Likewise, the only way that the world has figured out to decarbonize is to electrify everything. Capital plans must include plans for electric boilers, cogeneration systems, and distributed heat pumps.

The challenge is allocating capital. ESG cannot supersede normal fiduciary responsibility. Making investments like this requires a much greater level of transparency, in the form of software, where information can be sliced and diced and rolled up with ease.

Fortunately, the real-time monitoring used for conservation and continuous commissioning can also be aggregated, so that decisions can be made according to real world operating conditions.

This is something that 90-page energy audit reports simply cannot do.

Conclusion

Decarbonizing a commercial real estate portfolio is a daunting task.

Certainly, there are elements that are out of owner’s and operator’s control. For example, the portfolio could electrify everything and the grid could remain powered primarily by fossil fuels.

But there is a lot that can be done.

The first step is to engage operators by meeting them where they are. Give them tools that make their jobs easier before expecting them to go above and beyond for carbon reductions.

The second step is to engage tenants by taking full advantage of the built-in touchpoint created by the utility bill back and/or submetering process. Many tenants have their own ESG reporting requirements and are eager to partner, if the process is easy for them.

The final step is to monitoring all critical equipment through a flexible data approach that takes advantage of what’s there and affordably creates data when necessary.

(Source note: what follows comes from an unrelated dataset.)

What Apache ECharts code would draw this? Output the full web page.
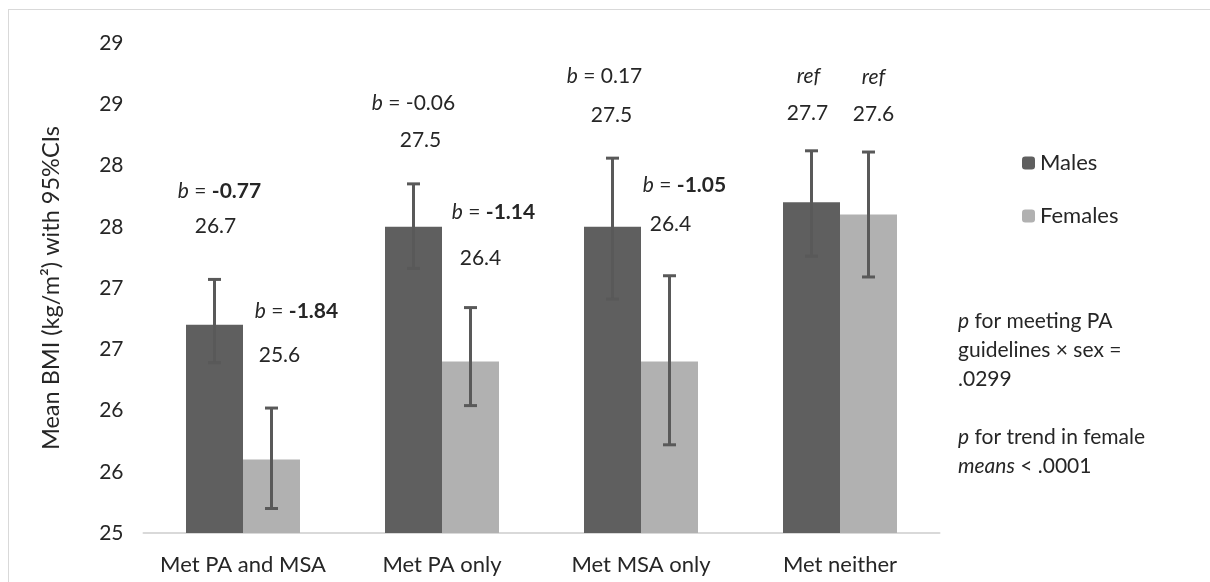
<!DOCTYPE html>
<html>
<head>
<meta charset="utf-8">
<script src="https://cdn.jsdelivr.net/npm/echarts@6/dist/echarts.min.js"></script>
<style>
html, body { margin: 0; padding: 0; background: #fff; }
#frame { position: absolute; left: 8px; top: 9px; width: 1300px; height: 700px; border: 1px solid #d9d9d9; }
#main { position: absolute; left: 0; top: 0; width: 1210px; height: 582px; }
</style>
</head>
<body>
<div id="frame"></div>
<div id="main"></div>
<script>
// categories and values
var categories = ['Met PA and MSA', 'Met PA only', 'Met MSA only', 'Met neither'];
var maleMeans = [26.7, 27.5, 27.5, 27.7];
var femaleMeans = [25.6, 26.4, 26.4, 27.6];
var maleLow = [26.39, 27.16, 26.91, 27.26];
var maleHigh = [27.07, 27.85, 28.06, 28.12];
var femaleLow = [25.20, 26.04, 25.72, 27.09];
var femaleHigh = [26.02, 26.84, 27.10, 28.11];
// b coefficients (null = reference group), bold when significant
var maleB = ['-0.77', '-0.06', '0.17', null];
var femaleB = ['-1.84', '-1.14', '-1.05', null];
var maleSig = [true, false, false, false];
var femaleSig = [true, true, true, false];

// label placement relative to bar top (as moved by hand in the original)
var maleBOffset = [[5, -134], [0, -124], [-8, -151], [-3, -126]];
var maleMOffset = [[1, -99], [7, -87], [-1, -112], [-4, -89]];
var femaleBOffset = [[25, -148], [23, -149], [15, -176], [5, -137]];
var femaleMOffset = [[8, -104], [10, -103], [1, -137], [5, -100]];

var FONT = 'Lato';
var TXT = '#262626';
var BAR_W = 57;

var chart = echarts.init(document.getElementById('main'));

function bText(v, sig) {
    if (v === null) return '{i|ref}';
    return '{i|b} = ' + (sig ? '{bd|' + v + '}' : v);
}

function errSeries(name, means, lo, hi, bs, sig, bOff, mOff, shift) {
    var data = means.map(function (m, i) { return [i, lo[i], hi[i], m]; });
    return {
        name: name + ' CI',
        type: 'custom',
        z: 5,
        silent: true,
        data: data,
        renderItem: function (params, api) {
            var k = params.dataIndex;
            var pLo = api.coord([api.value(0), api.value(1)]);
            var pHi = api.coord([api.value(0), api.value(2)]);
            var pM = api.coord([api.value(0), api.value(3)]);
            var x = pLo[0] + shift;
            var st = { stroke: '#595959', lineWidth: 3 };
            return {
                type: 'group',
                children: [
                    { type: 'line', shape: { x1: x, y1: pLo[1], x2: x, y2: pHi[1] }, style: st },
                    { type: 'line', shape: { x1: x - 6.5, y1: pLo[1], x2: x + 6.5, y2: pLo[1] }, style: st },
                    { type: 'line', shape: { x1: x - 6.5, y1: pHi[1], x2: x + 6.5, y2: pHi[1] }, style: st },
                    {
                        type: 'text',
                        x: x + bOff[k][0], y: pM[1] + bOff[k][1],
                        style: {
                            text: bText(bs[k], sig[k]),
                            fill: TXT, fontFamily: FONT, fontSize: 21,
                            align: 'center', verticalAlign: 'middle',
                            rich: {
                                i: { fontStyle: 'italic', fontFamily: FONT, fontSize: 21, fill: TXT },
                                bd: { fontWeight: 'bold', fontFamily: FONT, fontSize: 21, fill: TXT }
                            }
                        }
                    },
                    {
                        type: 'text',
                        x: x + mOff[k][0], y: pM[1] + mOff[k][1],
                        style: {
                            text: api.value(3).toFixed(1),
                            fill: TXT, fontFamily: FONT, fontSize: 21,
                            align: 'center', verticalAlign: 'middle'
                        }
                    }
                ]
            };
        }
    };
}

var option = {
    animation: false,
    textStyle: { fontFamily: FONT, color: TXT },
    grid: { left: 143.5, right: 270.5, top: 43, bottom: 49 },
    legend: {
        data: ['Males', 'Females'],
        orient: 'vertical',
        left: 1017,
        top: 147,
        itemWidth: 13,
        itemHeight: 13,
        itemGap: 31,
        textStyle: { fontFamily: FONT, fontSize: 22, color: TXT, lineHeight: 20 }
    },
    xAxis: {
        type: 'category',
        data: categories,
        axisTick: { show: false },
        axisLine: { lineStyle: { color: '#d9d9d9', width: 2 } },
        axisLabel: { interval: 0, fontFamily: FONT, fontSize: 22, color: TXT, margin: 21 }
    },
    yAxis: {
        type: 'value',
        min: 25,
        max: 29,
        interval: 0.5,
        name: 'Mean BMI (kg/m²) with 95%CIs',
        nameLocation: 'middle',
        nameGap: 80,
        nameTextStyle: { fontFamily: FONT, fontSize: 23.5, color: TXT },
        splitLine: { show: false },
        axisLine: { show: false },
        axisTick: { show: false },
        axisLabel: {
            fontFamily: FONT, fontSize: 21, color: TXT, margin: 20,
            formatter: function (v) { return String(Math.round(v)); }
        }
    },
    series: [
        {
            name: 'Males', type: 'bar', data: maleMeans,
            barWidth: BAR_W, barGap: '0%',
            itemStyle: { color: '#5f5f5f' }
        },
        {
            name: 'Females', type: 'bar', data: femaleMeans,
            barWidth: BAR_W,
            itemStyle: { color: '#b1b1b1' }
        },
        errSeries('Males', maleMeans, maleLow, maleHigh, maleB, maleSig, maleBOffset, maleMOffset, -BAR_W / 2),
        errSeries('Females', femaleMeans, femaleLow, femaleHigh, femaleB, femaleSig, femaleBOffset, femaleMOffset, BAR_W / 2)
    ],
    graphic: [
        {
            type: 'text',
            left: 958,
            top: 307,
            style: {
                text: '{i|p} for meeting PA\nguidelines × sex =\n.0299\n\n{i|p} for trend in female\n{i|means} < .0001',
                fill: TXT, fontFamily: FONT, fontSize: 21, lineHeight: 29,
                rich: {
                    i: { fontStyle: 'italic', fontFamily: FONT, fontSize: 21, lineHeight: 29, fill: TXT }
                }
            }
        }
    ]
};

chart.setOption(option);
window.addEventListener('resize', function () {
    chart.resize();
});
</script>
</body>
</html>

This monitoring initially identifies operational improvements, ensures that performance doesn’t drift negatively over time, and arms owners and operators with the data needed to make informed decisions during the capital planning and budgeting process.

And in doing so, the portfolio becomes more competitive and resilient, both against climate policies from investors and regulators, and against rising operating and capital expenses.